Título: Aumenta o risco de uma estagflação nos EUA
Autor: Rodrigues, Lino; Frisch, Felipe
Fonte: O Globo, 23/01/2008, Economia, p. 22

AMEAÇA GLOBAL: Corte de juros também incentivaria saída de capitais. Mercado reagiu bem porque foi pego de surpresa.

Estagnação com alta de preços pode travar economia americana. Inflação em 2007 foi a maior em 17 anos.

Ao surpreender o mercado e cortar os juros em 0,75 ponto percentual, o Federal Reserve (Fed, banco central americano) pode ter afastado o risco de uma recessão mais profunda nos EUA. Mas trouxe novas nuvens para o horizonte da economia americana. Os problemas à frente, dizem os analistas, são a ameaça de uma alta maior na inflação - aumentou o risco de uma estagflação, ou seja, estagnação econômica com alta de preços - e o perigo de saídas adicionais de capitais dos Estados Unidos, provocando uma depreciação ainda maior do dólar.

O economista Marcel Pereira, da RC Consultores, teme até um ataque especulativo contra a moeda americana. Com juros mais baixos, os investidores terão rentabilidade ainda menor e, frente às incertezas sobre qual é o tamanho real da crise, poderá haver uma fuga de capitais.

- É algo raríssimo na história americana e, na última vez que ocorreu, após o segundo choque de petróleo em 1979, forçou o Fed a uma forte alta dos juros, o que desencadeou a crise da dívida na América Latina - diz Pereira. - As perdas nos bancos foram muito grandes e o mercado está cético. O risco de ataque especulativo não pode ser descartado.

Fator surpresa ajudou na boa recepção do mercado

Para Pereira, já há sinais de que os EUA estão em estagflação. Os preços ao consumidor subiram 4,1% em 2007, a maior alta em 17 anos. E a inflação ao atacado foi de 6,8%, a maior desde 1981. O economista Caio Prates, da UFRJ, não é tão pessimista. Ele lembra que o núcleo da inflação ao consumidor - que exclui alimentos e energia - ficou em 2,4% em 2007, taxa que não destoa do padrão.

De qualquer maneira, o Fed terá dias difíceis pela frente, prevê Pereira, da RC Consultores.
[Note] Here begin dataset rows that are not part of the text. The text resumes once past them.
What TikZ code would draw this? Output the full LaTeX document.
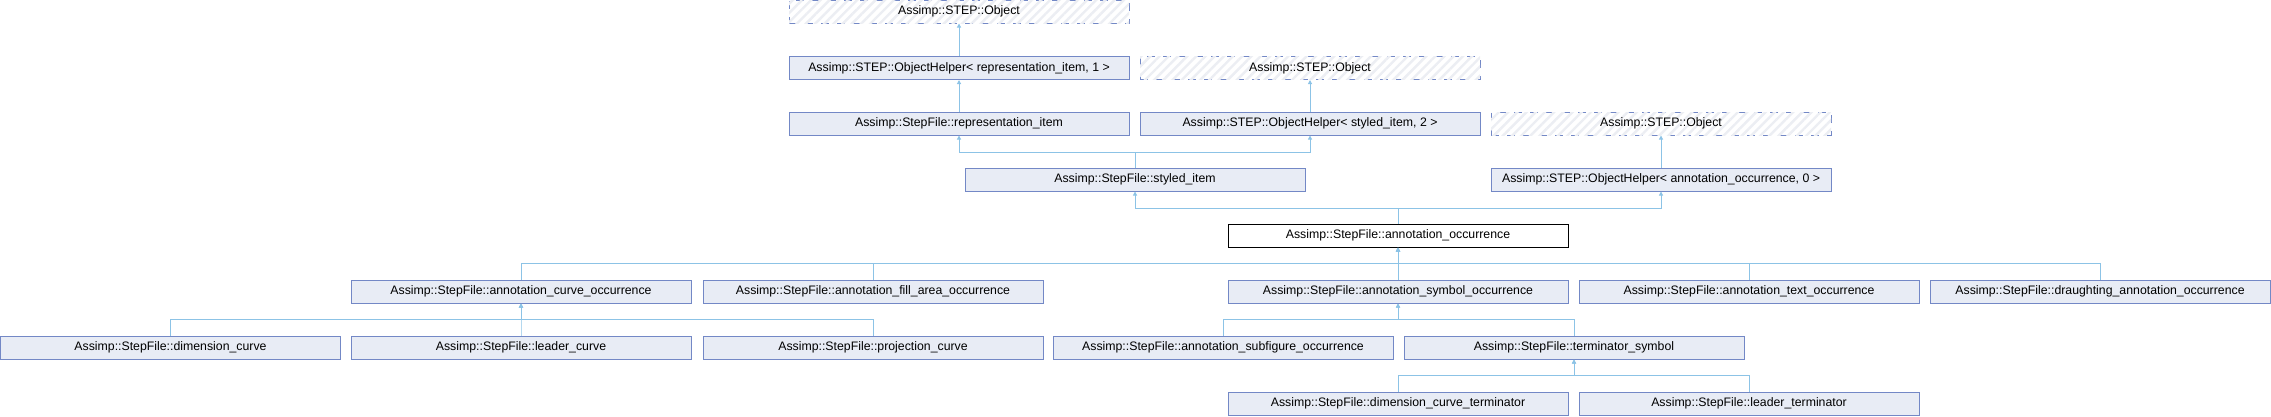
\documentclass[tikz,border=0pt]{standalone}
\usepackage{fontspec}
\setmainfont{Liberation Sans}
\usetikzlibrary{arrows.meta,patterns.meta}
\definecolor{boxfill}{HTML}{E8ECF5}
\definecolor{boxdraw}{HTML}{7388C6}
\definecolor{edgecol}{HTML}{8CC3E6}
\definecolor{hatchcol}{HTML}{ECEEF3}
\begin{document}
\begin{tikzpicture}[x=1bp,y=-1bp,
  cls/.style={rectangle,minimum width=340bp,minimum height=23bp,inner sep=0pt,
    draw=boxdraw,fill=boxfill,line width=1bp,
    font=\fontsize{12.3bp}{14bp}\selectfont},
  mainbox/.style={cls,draw=black,fill=white},
  undoc/.style={cls,fill=white,draw=boxdraw,dash pattern=on 8bp off 8bp,
    postaction={pattern={Lines[angle=45,distance=6.5bp,line width=2.4bp]},pattern color=hatchcol}},
  edge/.style={draw=edgecol,line width=1bp,-{Triangle[length=4bp,width=4bp]}}]
\useasboundingbox (0,0) rectangle (2271,416);
% row 1
\node[undoc] (objA) at (959,11.5) {Assimp::STEP::Object};
% row 2
\node[cls] (ohrep) at (959,68) {Assimp::STEP::ObjectHelper< representation\_item, 1 >};
\node[undoc] (objB) at (1310,68) {Assimp::STEP::Object};
% row 3
\node[cls] (rep) at (959,123.5) {Assimp::StepFile::representation\_item};
\node[cls] (ohsty) at (1310,123.5) {Assimp::STEP::ObjectHelper< styled\_item, 2 >};
\node[undoc] (objC) at (1661,123.5) {Assimp::STEP::Object};
% row 4
\node[cls] (sty) at (1135,179.5) {Assimp::StepFile::styled\_item};
\node[cls] (ohann) at (1661,179.5) {Assimp::STEP::ObjectHelper< annotation\_occurrence, 0 >};
% row 5
\node[mainbox] (ann) at (1398,235.5) {Assimp::StepFile::annotation\_occurrence};
% row 6
\node[cls] (curve) at (521,291.5) {Assimp::StepFile::annotation\_curve\_occurrence};
\node[cls] (fill) at (873,291.5) {Assimp::StepFile::annotation\_fill\_area\_occurrence};
\node[cls] (sym) at (1398,291.5) {Assimp::StepFile::annotation\_symbol\_occurrence};
\node[cls] (text) at (1749,291.5) {Assimp::StepFile::annotation\_text\_occurrence};
\node[cls] (draught) at (2100,291.5) {Assimp::StepFile::draughting\_annotation\_occurrence};
% row 7
\node[cls] (dimc) at (170.5,347.5) {Assimp::StepFile::dimension\_curve};
\node[cls] (leadc) at (521,347.5) {Assimp::StepFile::leader\_curve};
\node[cls] (projc) at (873,347.5) {Assimp::StepFile::projection\_curve};
\node[cls] (subfig) at (1223,347.5) {Assimp::StepFile::annotation\_subfigure\_occurrence};
\node[cls] (term) at (1574,347.5) {Assimp::StepFile::terminator\_symbol};
% row 8
\node[cls] (dimterm) at (1398,403.5) {Assimp::StepFile::dimension\_curve\_terminator};
\node[cls] (leadterm) at (1749,403.5) {Assimp::StepFile::leader\_terminator};
% edges
\draw[edge] (ohrep.north) -- (objA.south);
\draw[edge] (rep.north) -- (ohrep.south);
\draw[edge] (ohsty.north) -- (objB.south);
\draw[edge] (ohann.north) -- (objC.south);
\draw[edge] (sty.north) -- ++(0,-15) -| (rep.south);
\draw[edge] (sty.north) -- ++(0,-15) -| (ohsty.south);
\draw[edge] (ann.north) -- ++(0,-15) -| (sty.south);
\draw[edge] (ann.north) -- ++(0,-15) -| (ohann.south);
\foreach \c in {curve,fill,sym,text,draught}
  \draw[edge] (\c.north) -- ++(0,-16) -| (ann.south);
\foreach \c in {dimc,leadc,projc}
  \draw[edge] (\c.north) -- ++(0,-16) -| (curve.south);
\foreach \c in {subfig,term}
  \draw[edge] (\c.north) -- ++(0,-16) -| (sym.south);
\foreach \c in {dimterm,leadterm}
  \draw[edge] (\c.north) -- ++(0,-16) -| (term.south);
\end{tikzpicture}
\end{document}
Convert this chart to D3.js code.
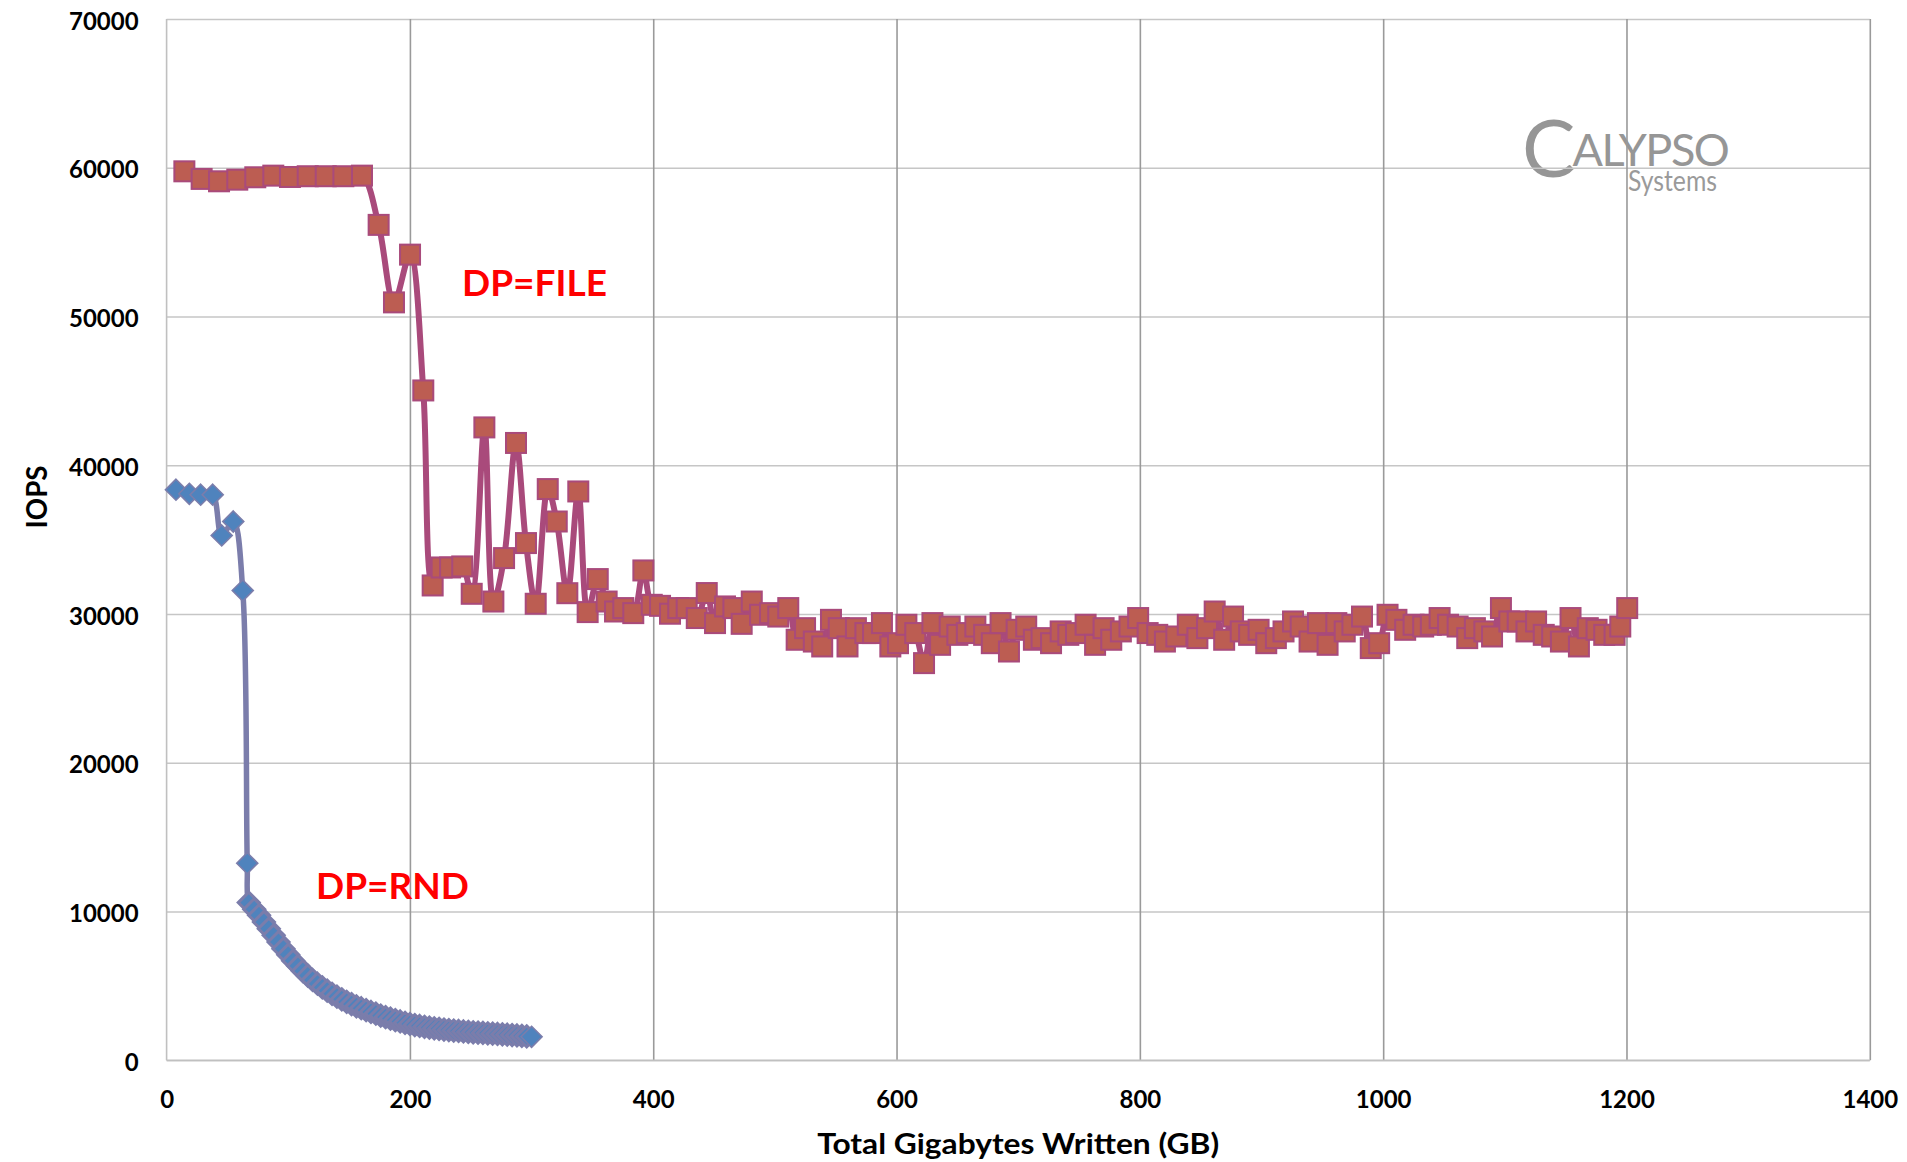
<!DOCTYPE html>
<html>
<head>
<meta charset="utf-8">
<script src="https://cdn.jsdelivr.net/npm/d3@7"></script>
<style>
  html, body { margin: 0; padding: 0; background: #fff; }
  svg { display: block; }
  text { font-family: Lato, "Open Sans", sans-serif; }
</style>
</head>
<body>
<svg id="chart" width="1907" height="1162"></svg>
<script>
// ---------- data ----------
const xTicks = [0, 200, 400, 600, 800, 1000, 1200, 1400];
const yTicks = [0, 10000, 20000, 30000, 40000, 50000, 60000, 70000];

const fileGB = [14.6, 28.8, 43.1, 58.1, 72.9, 87.7, 101.4, 116.0, 130.8, 145.3, 160.6, 174.3, 186.9, 200.1, 211.0,
  218.7, 226.1, 233.0, 243.0, 250.8, 261.2, 268.6, 277.4, 287.2, 295.4, 303.4, 313.3, 320.7, 329.4, 338.4, 346.1,
  354.4, 361.7, 368.6, 375.4, 383.6, 391.9, 398.8, 405.6, 413.8, 420.6, 427.5, 435.8, 444.0, 450.8, 459.0, 465.9,
  472.7, 481.0, 487.8, 496.0, 502.8, 511.0, 517.9, 524.8, 532.0, 538.9, 546.1, 552.5, 559.7, 566.6, 574.4, 580.7,
  588.0, 594.9, 601.2, 608.1, 615.4, 622.6, 629.5, 635.8, 643.7, 650.0, 657.8, 664.8, 672.0, 678.3, 685.5, 692.4,
  698.7, 706.6, 712.9, 719.2, 727.0, 734.9, 741.2, 747.5, 755.4, 763.2, 770.2, 776.5, 784.4, 791.5, 798.6, 806.4,
  814.3, 820.6, 830.0, 839.4, 847.3, 855.2, 861.5, 869.3, 876.6, 882.9, 889.8, 897.6, 903.9, 911.8, 918.1, 925.9,
  932.2, 939.5, 946.4, 954.3, 961.5, 968.4, 974.7, 982.6, 989.8, 996.7, 1003.6, 1010.9, 1018.1, 1025.0, 1032.9,
  1039.2, 1046.4, 1053.3, 1061.2, 1069.1, 1075.4, 1083.2, 1089.5, 1096.8, 1103.7, 1110.6, 1117.8, 1125.7, 1132.0,
  1138.9, 1146.1, 1154.0, 1160.9, 1168.2, 1175.4, 1181.7, 1190.2, 1194.9, 1200.6];
const fileIOPS = [59760, 59250, 59090, 59200, 59360, 59470, 59380, 59430, 59430, 59430, 59470, 56160, 50950, 54160, 45030,
  31920, 33130, 33130, 33200, 31360, 42545, 30840, 33760, 41500, 34770, 30690, 38400, 36220, 31400, 38240, 30130,
  32350, 30840, 30170, 30400, 30060, 32930, 30620, 30550, 30020, 30400, 30400, 29730, 31410, 29390, 30510, 30400,
  29340, 30840, 29950, 30060, 29830, 30400, 28270, 29050, 28150, 27820, 29610, 29050, 27820, 29050, 28720, 28720,
  29390, 27820, 28040, 29280, 28720, 26700, 29390, 27930, 29160, 28600, 28720, 29160, 28600, 28040, 29390, 27480,
  28940, 29160, 28270, 28380, 28040, 28830, 28600, 28720, 29280, 27930, 29050, 28270, 28830, 29160, 29730, 28720,
  28600, 28150, 28490, 29280, 28380, 29050, 30170, 28270, 29830, 28830, 28600, 28940, 28040, 28380, 28830, 29500,
  29160, 28150, 29390, 27930, 29390, 28830, 29280, 29830, 27710, 28040, 29950, 29610, 28940, 29280, 29160,
  29280, 29730, 29280, 29160, 28380, 29050, 28830, 28490, 30400, 29500, 29500, 28830, 29500, 28600,
  28490, 28150, 29730, 27820, 29050, 28940, 28600, 28600, 29160, 30400];

const rndGB = [7.7, 18.7, 28.0, 37.9, 45.3, 54.8, 62.6, 66.3, 67.5, 72, 76, 80, 84, 88, 92, 96, 100, 104, 108, 112,
  116, 120, 124, 128, 132, 136, 140, 144, 148, 152, 156, 160, 164, 168, 172, 176, 180, 184, 188, 192, 196, 200,
  204, 208, 212, 216, 220, 224, 228, 232, 236, 240, 244, 248, 252, 256, 260, 264, 268, 272, 276, 280, 284, 288,
  292, 296, 300];
const rndIOPS = [38355, 38085, 38020, 38020, 35280, 36220, 31580, 13250, 10600, 10150, 9750, 9300, 8850, 8400, 7950,
  7500, 7100, 6700, 6350, 6000, 5700, 5400, 5150, 4900, 4680, 4470, 4280, 4100, 3930, 3780, 3630, 3500, 3370,
  3250, 3140, 3000, 2900, 2800, 2700, 2610, 2520, 2440, 2370, 2310, 2250, 2200, 2150, 2110, 2070, 2030, 2000,
  1970, 1940, 1910, 1885, 1860, 1840, 1815, 1790, 1770, 1745, 1720, 1695, 1670, 1640, 1615, 1580];

const xTitle = "Total Gigabytes Written (GB)";
const yTitle = "IOPS";
const fileLabel = "DP=FILE";
const rndLabel = "DP=RND";

// ---------- layout ----------
const svg = d3.select("#chart");
const L = 166.6, R = 1869.8, T = 19, B = 1060.3;
const x = d3.scaleLinear().domain([0, 1400]).range([L, R]);
const y = d3.scaleLinear().domain([0, 70000]).range([B, T]);

// ---------- logo (behind grid) ----------
const logo = svg.append("g").attr("fill", "#969696").style("font-family", "'Open Sans', sans-serif");
const brand = logo.append("text").attr("x", 1522).attr("y", 177);
brand.append("tspan").attr("font-size", 80).text("C");
brand.append("tspan").attr("font-size", 45).attr("dy", -11).attr("dx", -3)
  .attr("letter-spacing", -1.5).text("ALYPSO");
brand.append("tspan").attr("x", 1628).attr("y", 191).attr("font-size", 29).attr("fill", "#9a9a9a")
  .attr("letter-spacing", 0).attr("textLength", 89).attr("lengthAdjust", "spacingAndGlyphs").text("Systems");

// ---------- gridlines ----------
const gridY = svg.append("g").attr("transform", `translate(${L},0)`)
  .call(d3.axisLeft(y).tickValues(yTicks).tickSize(-(R - L)).tickFormat(""));
gridY.select(".domain").remove();
gridY.selectAll("line").attr("stroke", "#c6c6c6").attr("stroke-width", 1.6);

const gridX = svg.append("g").attr("transform", `translate(0,${B})`)
  .call(d3.axisBottom(x).tickValues(xTicks.filter(d => d > 0)).tickSize(-(B - T)).tickFormat(""));
gridX.select(".domain").remove();
gridX.selectAll("line").attr("stroke", "#9a9a9a").attr("stroke-width", 1.6);

// axis lines
svg.append("line").attr("x1", L).attr("x2", L).attr("y1", T).attr("y2", B)
  .attr("stroke", "#c0c0c0").attr("stroke-width", 1.6);
svg.append("line").attr("x1", L).attr("x2", R).attr("y1", B).attr("y2", B)
  .attr("stroke", "#c0c0c0").attr("stroke-width", 1.6);

// ---------- tick labels ----------
const yAxis = svg.append("g").attr("transform", `translate(${L},0)`)
  .call(d3.axisLeft(y).tickValues(yTicks).tickSize(0).tickPadding(28).tickFormat(d3.format("d")));
yAxis.select(".domain").remove();
yAxis.selectAll("text").attr("font-size", 24).attr("font-weight", "bold").attr("fill", "#000")
  .attr("dy", "0.42em").style("font-family", "Lato, sans-serif");

const xAxis = svg.append("g").attr("transform", `translate(0,${B})`)
  .call(d3.axisBottom(x).tickValues(xTicks).tickSize(0).tickPadding(31).tickFormat(d3.format("d")));
xAxis.select(".domain").remove();
xAxis.selectAll("text").attr("font-size", 24).attr("font-weight", "bold").attr("fill", "#000")
  .style("font-family", "Lato, sans-serif");

// titles
svg.append("text").attr("x", (L + R) / 2).attr("y", 1154).attr("text-anchor", "middle")
  .attr("font-size", 28).attr("font-weight", "bold")
  .attr("textLength", 402).attr("lengthAdjust", "spacingAndGlyphs").text(xTitle);
svg.append("text").attr("transform", "translate(47,497) rotate(-90)").attr("text-anchor", "middle")
  .attr("font-size", 29).attr("font-weight", "bold")
  .attr("textLength", 63).attr("lengthAdjust", "spacingAndGlyphs").text(yTitle);

// ---------- series ----------
const fileData = fileGB.map((g, i) => [g, fileIOPS[i]]);
const rndData = rndGB.map((g, i) => [g, rndIOPS[i]]);
const line = d3.line().x(d => x(d[0])).y(d => y(d[1])).curve(d3.curveCatmullRom.alpha(0.5));

// RND
svg.append("path").datum(rndData).attr("d", line).attr("fill", "none")
  .attr("stroke", "#7b7dab").attr("stroke-width", 5.5).attr("stroke-linejoin", "round");
svg.append("g").selectAll("path").data(rndData).join("path")
  .attr("transform", d => `translate(${x(d[0])},${y(d[1])})`)
  .attr("d", "M0,-10.5L10.5,0L0,10.5L-10.5,0Z")
  .attr("fill", "#4f83bd").attr("stroke", "#7b7dab")
  .attr("stroke-width", (d, i) => d[0] > 67 && i < rndData.length - 1 ? 3 : 1.6);

// FILE
svg.append("path").datum(fileData).attr("d", line).attr("fill", "none")
  .attr("stroke", "#a94a7b").attr("stroke-width", 6).attr("stroke-linejoin", "round");
svg.append("g").selectAll("rect").data(fileData).join("rect")
  .attr("x", d => x(d[0]) - 10).attr("y", d => y(d[1]) - 10)
  .attr("width", 20).attr("height", 20)
  .attr("fill", "#bc5d52").attr("stroke", "#a94a7b").attr("stroke-width", 2);

// ---------- annotations ----------
svg.append("text").attr("x", 462).attr("y", 296).attr("font-size", 37).attr("font-weight", "bold")
  .attr("fill", "#ff0000").text(fileLabel);
svg.append("text").attr("x", 316).attr("y", 899).attr("font-size", 37).attr("font-weight", "bold")
  .attr("fill", "#ff0000").text(rndLabel);
</script>
</body>
</html>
Ontem, acredita o economista, o mercado só reagiu bem porque foi pego de surpresa. Alexandre Horstmann, diretor de gestão da Meta Asset Management, faz avaliação semelhante. Para Horstmann, na semana passada, o mercado reagiu mal ao anúncio do pacote fiscal do presidente George W. Bush porque ele já era esperado desde o início do mês.

- No corte de juros de hoje (ontem), houve o fator surpresa. As pessoas falavam que poderia haver o corte, mas achavam que o Fed ia esperar para fazer isso na reunião (do comitê de política monetária, que será nos dias 30 e 31).

Além de o Fed ter se antecipado à expectativa dos analistas, surpreendeu o tamanho do corte, de 0,75 ponto percentual, o que ajudou na boa recepção do mercado.